7 of 171 comments (clear)

  1. Never could understand by inode_buddha · · Score: 5, Interesting

    Why there's any confusion myself - it's pretty straightforward to me. OTOH, it's good to see the FSF giving their official explanations, maybe I'll learn something.

    Could someone here tell me what's so hard to grasp about the GPL? or LGPL? Not trolling, just wondering. Maybe its just completely different world views or something. *shrugs*

    --
    C|N>K
    1. Re:Never could understand by Arandir · · Score: 4, Interesting

      Was it straightforward to you before you were told by someone else what it means? After all, there is still a great deal of disagreement over what some clauses mean.

      Remember the KDE fiasco? The situation was hunky dory, until Redhat came along and issued a white paper saying that KDE was illegal. Then Debian got in on the act, and before you knew it, there was this completely new interpretation of the GPL coming from the FSF. Do you really think that none of the KDE developers read the license? Of course they did!

      Then there was the Corel LinuxOS fiasco. They had a "private" beta, and everyone jumped all over them.
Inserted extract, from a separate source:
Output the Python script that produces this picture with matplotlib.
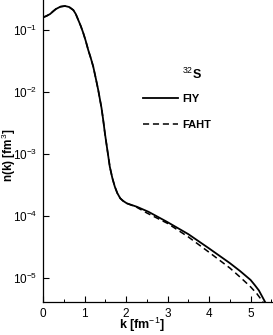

Do you really think that none of the lawyers at Corel bothered to read the license?

      And consider the latest fiasco with Java and the LGPL. People have been using the LGPL with Java for years. Not once did anyone every complain. Then suddenly someone at the FSF offered up a contrary opinion, and all hell broke loose.

      Notice I used the word "fiasco" with all of the above examples. That's because the GPL is a complicated and hard to understand document, yet everyone thinks they know what it means. The LGPL is even worse, because everyone thinks it's simpler, when in fact it's more complicated.

      --
      A Government Is a Body of People, Usually Notably Ungoverned
  2. Re:Oops, wrong FSF... by Jason+Earl · · Score: 5, Interesting

    If you think that is bad the FSF's Deluxe Software Distribution set costs $5000. Clearly the FSF really means it when they say that it is Free as in Freedom and not Free as in Free Beer. Cheapbytes probably sells the same package for $10 + s/h.

    $500 is actually a ridiculously low price for what is offered in the seminar. Heck, the State Bar of California has approved this program for 7 hours of MCLE credit, for crying out loud.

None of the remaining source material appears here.